I say that as someone who recently saw that greatness manifest before my eyes. I had the privilege of watching LCD Soundsystem play twice last week in Barcelona, first at a small club show for a few hundred people and then on a gargantuan festival stage for tens of thousands at Primavera Sound. These were the band’s first European comeback shows, their sixth and seventh performances of the reunion tour. They did the same set both times, and both times the positive vibes were overwhelming. There was so much joy in air when the drumbeat from “Us v Them” kicked in, and it only amplified over the course of two adrenalizing hours, culminating both times with the blood-rush exhilaration of “All My Friends,” the anthem that has long since replaced “Losing My Edge” as LCD’s signature song.

In a smart essay three years ago, Ryan Leas wrote that “All My Friends” is “about aging, feeling disconnected, simultaneously reckoning with and missing your past,” which could work as a description for “Losing My Edge” too. But there’s a sentimentality in “All My Friends” that I think has become the defining characteristic for LCD Soundsystem’s new era.

Now, as any cynic will tell you, there are some major short-term advantages to coming out of retirement. LCD Soundsystem are gonna get real paid this year, and rather than a veteran band trying to stay relevant on their fourth album, they get to be returning heroes releasing their comeback album. But the enthusiasm that accompanies these grand returns inevitably wanes, and eventually you become another veteran band churning out albums every few years. The best way to stay cool is to stay broken up — just ask the Pixies, whose once overwhelming aura of mystique has completely evaporated in the years since their much-hyped 2004 reunion. And those are musicians who don’t even seem to like each other! When I saw the Pixies reunion at this same festival 12 years ago, the whole ordeal was awkwardly mercenary. By comparison, these LCD Soundsystem gigs felt like the best kind of family reunion.

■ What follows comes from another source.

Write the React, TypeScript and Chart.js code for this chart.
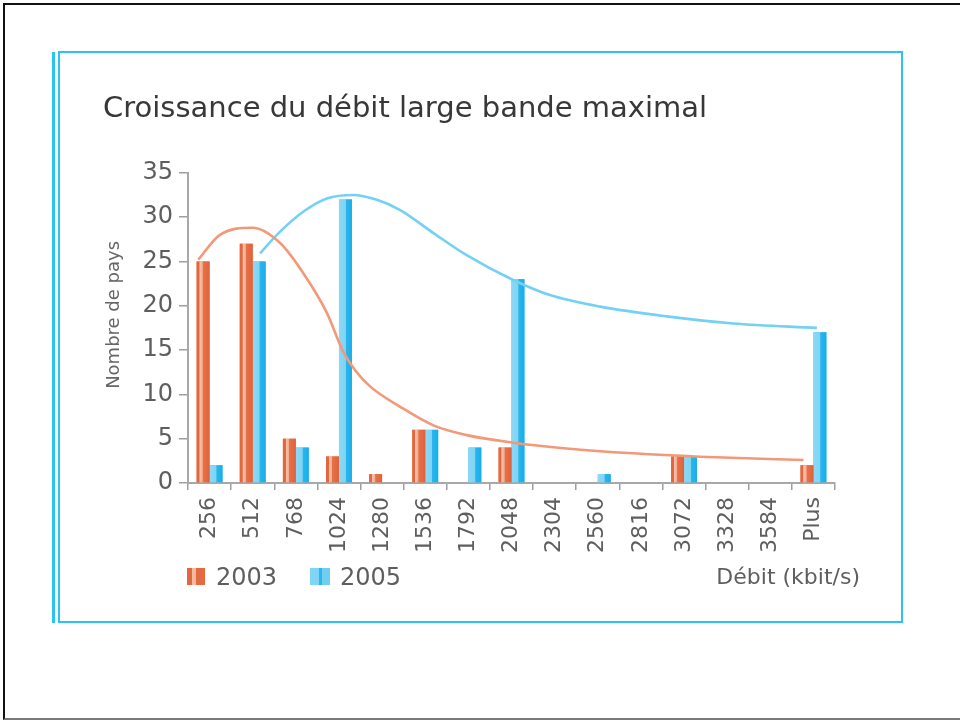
import React, { useEffect, useRef } from 'react';
import { Chart, registerables } from 'chart.js';

Chart.register(...registerables);

// ---- data ----
const TITLE = 'Croissance du débit large bande maximal';
const Y_TITLE = 'Nombre de pays';
const X_TITLE = 'Débit (kbit/s)';
const categories = ['256', '512', '768', '1024', '1280', '1536', '1792', '2048', '2304', '2560', '2816', '3072', '3328', '3584', 'Plus'];
const seriesNames = ['2003', '2005'];
const values2003 = [25, 27, 5, 3, 1, 6, 0, 4, 0, 0, 0, 3, 0, 0, 2];
const values2005 = [2, 25, 4, 32, 0, 6, 4, 23, 0, 1, 0, 3, 0, 0, 17];
// trend curves (x = position in category-index units on the same axis)
const curve2003X = [-0.26, 0.24, 1.0, 1.63, 2.17, 2.72, 3.08, 3.38, 3.72, 4.42, 5.19, 5.96, 7.04, 8.28, 9.82, 11.37, 13.77];
const curve2003Y = [25.2, 28.0, 28.8, 27.1, 23.7, 19.2, 15.0, 12.7, 10.9, 8.6, 6.5, 5.4, 4.55, 3.9, 3.35, 2.97, 2.6];
const curve2005X = [1.17, 1.56, 2.17, 2.72, 3.33, 3.88, 4.42, 5.19, 5.96, 7.04, 7.89, 9.05, 10.6, 12.14, 14.08];
const curve2005Y = [25.9, 28.0, 30.6, 32.1, 32.5, 31.95, 30.8, 28.2, 25.7, 22.9, 21.2, 19.9, 18.8, 18.0, 17.5];
const yTicks = [0, 5, 10, 15, 20, 25, 30, 35];

// ---- styles ----
const FONT = '"DejaVu Sans", sans-serif';
const CYAN = '#2bc3f2';
const ORANGE = '#e8764f';
const BLUE = '#45bff0';
const ORANGE_LINE = '#f39879';
const BLUE_LINE = '#74d1f3';
const AXIS = '#a8a8a8';
const TEXT = '#5e5e5e';
const stripeStops: Record<number, [number, string][]> = {
  0: [[0, '#e2673f'], [0.2, '#e2673f'], [0.24, '#f7c1ab'], [0.44, '#f3ae92'], [0.5, '#e6714a'], [1, '#df6239']],
  1: [[0, '#8ad8f6'], [0.5, '#80d4f4'], [0.56, '#2ab5ec'], [1, '#19aee8']],
};

const stripePlugin = {
  id: 'stripes',
  afterDatasetDraw(chart: any, args: any) {
    const stops = stripeStops[args.index];
    if (!stops || args.meta.type !== 'bar') return;
    const ctx = chart.ctx;
    ctx.save();
    args.meta.data.forEach((el: any) => {
      const { x, y, base, width } = el.getProps(['x', 'y', 'base', 'width'], true);
      const h = base - y;
      if (!(h > 0.5)) return;
      const l = x - width / 2;
      const g = ctx.createLinearGradient(l, 0, l + width, 0);
      stops.forEach(([o, c]) => g.addColorStop(o, c));
      ctx.fillStyle = g;
      ctx.fillRect(l, y, width, h);
    });
    ctx.restore();
  },
};

const yTitlePlugin = {
  id: 'yTitleCustom',
  afterDraw(chart: any) {
    const { ctx, chartArea, scales } = chart;
    ctx.save();
    ctx.translate(scales.y.left + 11, (chartArea.top + chartArea.bottom) / 2 - 13);
    ctx.rotate(-Math.PI / 2);
    ctx.font = '18px ' + FONT;
    ctx.fillStyle = '#666';
    ctx.textAlign = 'center';
    ctx.textBaseline = 'middle';
    ctx.fillText(Y_TITLE, 0, 0);
    ctx.restore();
  },
};

export default function App() {
  const ref = useRef<HTMLCanvasElement>(null);

  useEffect(() => {
    const chart = new Chart(ref.current as HTMLCanvasElement, {
      type: 'bar',
      data: {
        labels: categories,
        datasets: [
          {
            type: 'bar',
            label: seriesNames[0],
            data: values2003,
            backgroundColor: ORANGE,
            categoryPercentage: 0.6,
            barPercentage: 1.0,
            order: 2,
          },
          {
            type: 'bar',
            label: seriesNames[1],
            data: values2005,
            backgroundColor: BLUE,
            categoryPercentage: 0.6,
            barPercentage: 1.0,
            order: 2,
          },
          {
            type: 'line',
            label: seriesNames[0] + ' tendance',
            parsing: false,
            normalized: true,
            data: curve2003X.map((x, i) => ({ x, y: curve2003Y[i] })),
            borderColor: ORANGE_LINE,
            borderWidth: 2.6,
            pointRadius: 0,
            fill: false,
            cubicInterpolationMode: 'monotone',
            order: 0,
          },
          {
            type: 'line',
            label: seriesNames[1] + ' tendance',
            parsing: false,
            normalized: true,
            data: curve2005X.map((x, i) => ({ x, y: curve2005Y[i] })),
            borderColor: BLUE_LINE,
            borderWidth: 2.6,
            pointRadius: 0,
            fill: false,
            cubicInterpolationMode: 'monotone',
            order: 0,
          },
        ] as any,
      },
      options: {
        animation: false,
        responsive: false,
        maintainAspectRatio: false,
        layout: { padding: { left: 43, right: 65, top: 0, bottom: 17 } },
        plugins: {
          legend: { display: false },
          tooltip: { enabled: false },
          title: {
            display: true,
            text: TITLE,
            align: 'start',
            color: '#383838',
            font: { family: FONT, size: 29, weight: 'normal' as any },
            padding: { top: 32, bottom: 46 },
          },
        },
        scales: {
          x: {
            type: 'category',
            offset: true,
            bounds: 'ticks',
            grid: { offset: true, drawOnChartArea: false, drawTicks: true, tickLength: 7, color: '#9e9e9e', lineWidth: 1.5 },
            border: { display: true, color: AXIS, width: 2 },
            ticks: {
              autoSkip: false,
              minRotation: 90,
              maxRotation: 90,
              padding: 7,
              color: TEXT,
              font: { family: FONT, size: 22 },
            },
            afterFit: (s: any) => {
              s.height = 80;
            },
          },
          y: {
            type: 'linear',
            min: yTicks[0],
            max: yTicks[yTicks.length - 1],
            afterBuildTicks: (s: any) => {
              s.ticks = yTicks.map((v) => ({ value: v }));
            },
            ticks: { color: TEXT, padding: 6, font: { family: FONT, size: 24 } },
            grid: { drawOnChartArea: false, drawTicks: true, tickLength: 9, color: '#9e9e9e', lineWidth: 1.5 },
            border: { display: true, color: AXIS, width: 2 },
            afterFit: (s: any) => {
              s.width = 85;
            },
          },
        } as any,
      },
      plugins: [stripePlugin, yTitlePlugin],
    });
    return () => chart.destroy();
  }, []);

  const text = (extra: React.CSSProperties): React.CSSProperties => ({
    position: 'absolute',
    fontFamily: FONT,
    color: TEXT,
    whiteSpace: 'nowrap',
    ...extra,
  });

  return (
    <div style={{ position: 'absolute', left: 0, top: 0, width: 960, height: 721, background: '#fff', overflow: 'hidden' }}>
      <div
        style={{
          position: 'absolute',
          left: 3,
          top: 3,
          width: 960,
          height: 717,
          boxSizing: 'border-box',
          borderTop: '2px solid #111',
          borderLeft: '2px solid #111',
          borderBottom: '2px solid #7a7a7a',
        }}
      />
      <div style={{ position: 'absolute', left: 52, top: 52, width: 3, height: 571, background: CYAN }} />
      <div
        style={{
          position: 'absolute',
          left: 58,
          top: 51,
          width: 845,
          height: 572,
          boxSizing: 'border-box',
          border: '2px solid ' + CYAN,
        }}
      />
      <div style={{ position: 'absolute', left: 60, top: 60, width: 840, height: 520 }}>
        <canvas ref={ref} width={840} height={520} style={{ width: 840, height: 520, display: 'block' }} />
      </div>
      {/* legend */}
      <div
        style={{
          position: 'absolute',
          left: 187,
          top: 568,
          width: 18,
          height: 17,
          background: 'linear-gradient(to right, #e2673f 0%, #e2673f 28%, #f6b9a2 28%, #f6b9a2 52%, #e46a42 52%, #e46a42 100%)',
        }}
      />
      <div style={text({ left: 216, top: 565, fontSize: 24, lineHeight: '24px' })}>{seriesNames[0]}</div>
      <div
        style={{
          position: 'absolute',
          left: 310,
          top: 568,
          width: 20,
          height: 17,
          background: 'linear-gradient(to right, #7fd5f5 0%, #7fd5f5 45%, #2db6ec 45%, #2db6ec 60%, #6fcff3 60%, #6fcff3 100%)',
        }}
      />
      <div style={text({ left: 340, top: 565, fontSize: 24, lineHeight: '24px' })}>{seriesNames[1]}</div>
      <div style={text({ left: 0, width: 860, textAlign: 'right', top: 566, fontSize: 22, lineHeight: '22px' })}>{X_TITLE}</div>
    </div>
  );
}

That’s why I think this reunion represents a major turning point in Murphy’s philosophy. The tension that was driving “Losing My Edge” seems to have dissipated, his High Fidelity-style arrested development replaced by a warm new maturity. He willfully transgressed his own rules of cool, sacrificing LCD’s carefully curated legacy in favor of continuing to do what he loves with people he clearly adores. From a distance, sure, it looks like LCD Soundsystem just hoodwinked their fans in pursuit of the almighty dollar. And no, LCD have no intention of becoming a legacy band, shutting up and playing the hits ad infinitum. They want to stay relevant, to keep getting better. But there’s no telling whether the next album will live up to their lofty standards, and the future beyond LP4 is even blurrier. Murphy’s willingness to step into that great unknown rather than sit on his neatly arranged accomplishments suggests that he really can change, and for the better.

As you get older, if you’re wise, you eventually stop trying to impress strangers who will probably turn on you anyway. You learn that you can still have good things and fun experiences. That has been the predominant feeling at these reunion shows: a sense of intimate connection on stage and in the crowd, of gratitude that we get to share this music again. In resurrection, the band seems to have shed their old neuroses. They are no longer defined by the struggle to stay cool, but rather the pull to hold on to what matters in life while you still can. TL;DR they spent their first 10 years trying to get with the plan and the next five years trying to be with their friends again.